Он о себе рассказал: два месяца тому назад покинул Магадан. Большинство бомжей на летний период расползаются по колымскому краю. Зимой он обитал в подвалах городской канализации, осматривал помойки в поисках продуктов и вещей, наверняка воровал, хотя в этом не признался.

После того как Ольга забралась в свою палатку, то дядька поразил всех – исполнил арию из какой-то оперы, встав перед входом в палатку на колено, прижимал руку к груди, как настоящий выступающий на сцене артист, изображающий безумно влюбленного, готового ради своей возлюбленной на подвиги и любые жертвы. Он признался: прежде занимался в вокальном кружке при заводском клубе. Ему советовали поступать в музыкальное училище, да… Он не один раз изображал смущение.
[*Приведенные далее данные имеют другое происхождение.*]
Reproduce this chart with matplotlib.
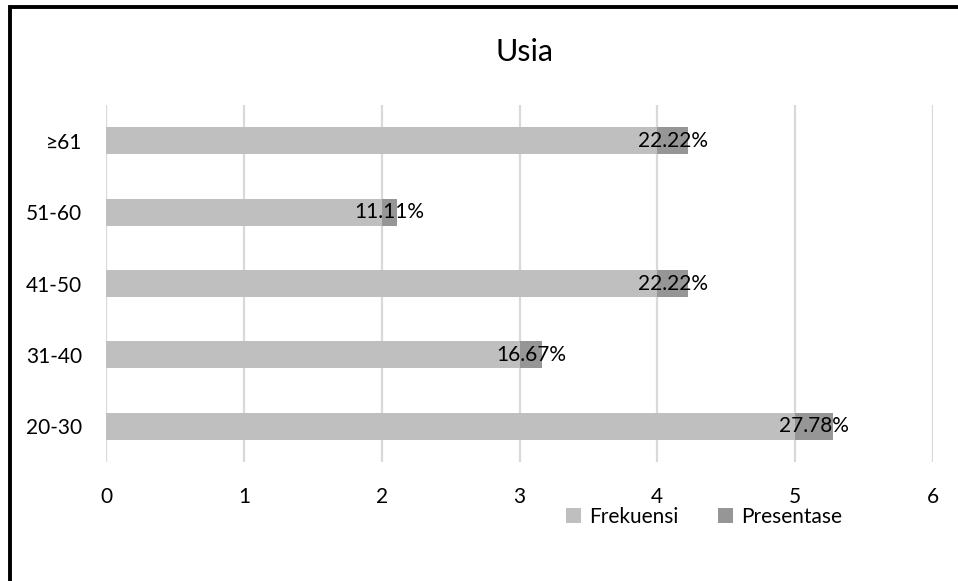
import matplotlib
matplotlib.use("Agg")
import matplotlib.pyplot as plt
from matplotlib.patches import Rectangle

plt.rcParams['font.family'] = ['Lato', 'DejaVu Sans']

categories = ["20-30", "31-40", "41-50", "51-60", "≥61"]
frekuensi = [5, 3, 4, 2, 4]
presentase = [0.2778, 0.1667, 0.2222, 0.1111, 0.2222]
labels = ["27.78%", "16.67%", "22.22%", "11.11%", "22.22%"]
xticks = [0, 1, 2, 3, 4, 5, 6]

c_frek = "#BFBFBF"
c_pres = "#969696"
fs = 15

fig = plt.figure(figsize=(9.58, 5.81), dpi=100)
ax = fig.add_axes([106/958, 1-462/581, (933-106)/958, (462-105)/581])

y = list(range(len(categories)))
ax.barh(y, frekuensi, height=0.38, color=c_frek, label="Frekuensi", zorder=3)
ax.barh(y, presentase, left=frekuensi, height=0.38, color=c_pres, label="Presentase", zorder=3)

for yi, f, p, lab in zip(y, frekuensi, presentase, labels):
    ax.text(f + p/2, yi, lab, ha='center', va='center', fontsize=fs, color='#000000', zorder=4)

ax.set_xlim(0, 6)
ax.set_ylim(-0.5, len(categories) - 0.5)
ax.set_xticks(xticks)
ax.set_xticklabels([str(t) for t in xticks])
ax.set_yticks(y)
ax.set_yticklabels(categories)
ax.tick_params(axis='both', length=0, labelsize=fs, colors='#000000')
ax.tick_params(axis='x', pad=18)
ax.tick_params(axis='y', pad=17)
ax.grid(axis='x', color='#D9D9D9', linewidth=1.6, zorder=0)
ax.set_axisbelow(True)
for s in ax.spines.values():
    s.set_visible(False)

fig.text(524/958, 1-52/581, "Usia", ha='center', va='center', fontsize=22)

h, l = ax.get_legend_handles_labels()
fig.legend(h, l, loc='center', bbox_to_anchor=(704/958, 1-517/581), ncol=2, frameon=False,
           fontsize=fs, handlelength=0.7, handleheight=0.7, handletextpad=0.4,
           columnspacing=1.9, borderpad=0)

# outer frame (cropped chart border)
fig.patches.append(Rectangle((10/958, -0.1), 1.2, 1 - 7/581 + 0.1, transform=fig.transFigure,
                             fill=False, edgecolor='#000000', linewidth=2.8))

fig.savefig("out.png", dpi=100)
Тридцатипятилетней женщине ухаживание нравилось, появился кавалер, не отходивший от неё ни на шаг. Вообще-то, хотя она была женщиной строгой, волевой, однако была способна и подурачиться, посмеяться, тогда её серые большие глаза становились веселыми, теплыми, улыбка красила лицо. Иной раз она боролась с рабочими – с Сергеем и Константином. Парни шаловливые, в головах ветер, так о таких людях говорят, жили сегодняшним днем, приставали к даме ради развлечения, играючи. Их же она по утрам вытаскивала за ноги из палатки и обливала водой, и поступала так не только для того чтоб быстрее поднять лежебок, из-за озорства. Эти парни были членами банды, как я стал тогда догадываться. Их арестовали за четыре дня до нашего отъезда из поселка, теперь сидели в камере отделения поселковой полиции, должны отправить в Магадан, где и будет решаться судьба, вот почему в отряде осталось только шесть душ.


Разговор начальника и Николая Николаевича я подслушал случайно, как раз в тот вечер, после ужина покинув лагерь. Лоток для промывания золота не захватил, как делал обычно, хотелось лишний раз обдумать ситуацию, и чтоб этому не мешали, и надеялся, хотя и слабо – бандиты где-то рядом, по каким-то причинам пока ничего не предпринимают, выйдут ко мне, что-то сообщат, тогда мне станет понятнее, как лучше действовать.

Я уже возвращался, примерно полчаса спустя, когда увидел – приятели направлялись из лагеря по долине в мою сторону. Встречаться с ними не было ни малейшего желания. Я опустился на коленки, заполз за ближайшие кусты кедрового стланика.

И надо же такому случаться, они остановились недалеко от меня.

Как я и предполагал, старик считал: найденного дядьку нужно снабдить продуктами и отпустить на все четыре стороны. Либеральный же начальник говорил: так поступать бесчеловечно. В ответ услышал: нормальный человек в такую глушь не заберётся, хорошо, если бомж только сворует и сбежит, либерализм может нам дорого стоить. Петухов продолжал не соглашаться, вспомнил рассказа Джека Лондона «Любовь к жизни» – человек пытался выбраться к людям, вокруг глушь, тундра. Он так же сказал, что после ареста наших рабочих – Сергея, Константина и Клавдии народу осталось всего шесть душ, в маршруты обязаны ходить парами, не хватает как раз одного человека… Работяг и повариху арестовали за четыре дня до нашего отъезда из поселка, как я начал догадываться, парни были членами банды, теперь сидели в камере поселковой милиции, отправят в Магадан… Начальник сказал, что ему и прежде доводилось принимать на работу бомжей, которые не имели и паспортов. Старик не соглашался, говорил, что Петухову до сих пор везло, бродяги оказывались только пьяницами, может попасться и убийца, с найденного придется не спускать глаз. Беда нашего поколения в том, что многие из нас многие из нас до сих пор не могут вжиться в теперешнюю действительность, Петухов один из таких. Нас учили: мы не должны забывать о долге, о человек, о моральных принципах. Кто их сейчас придерживается? О них говорят политики, и то не часто.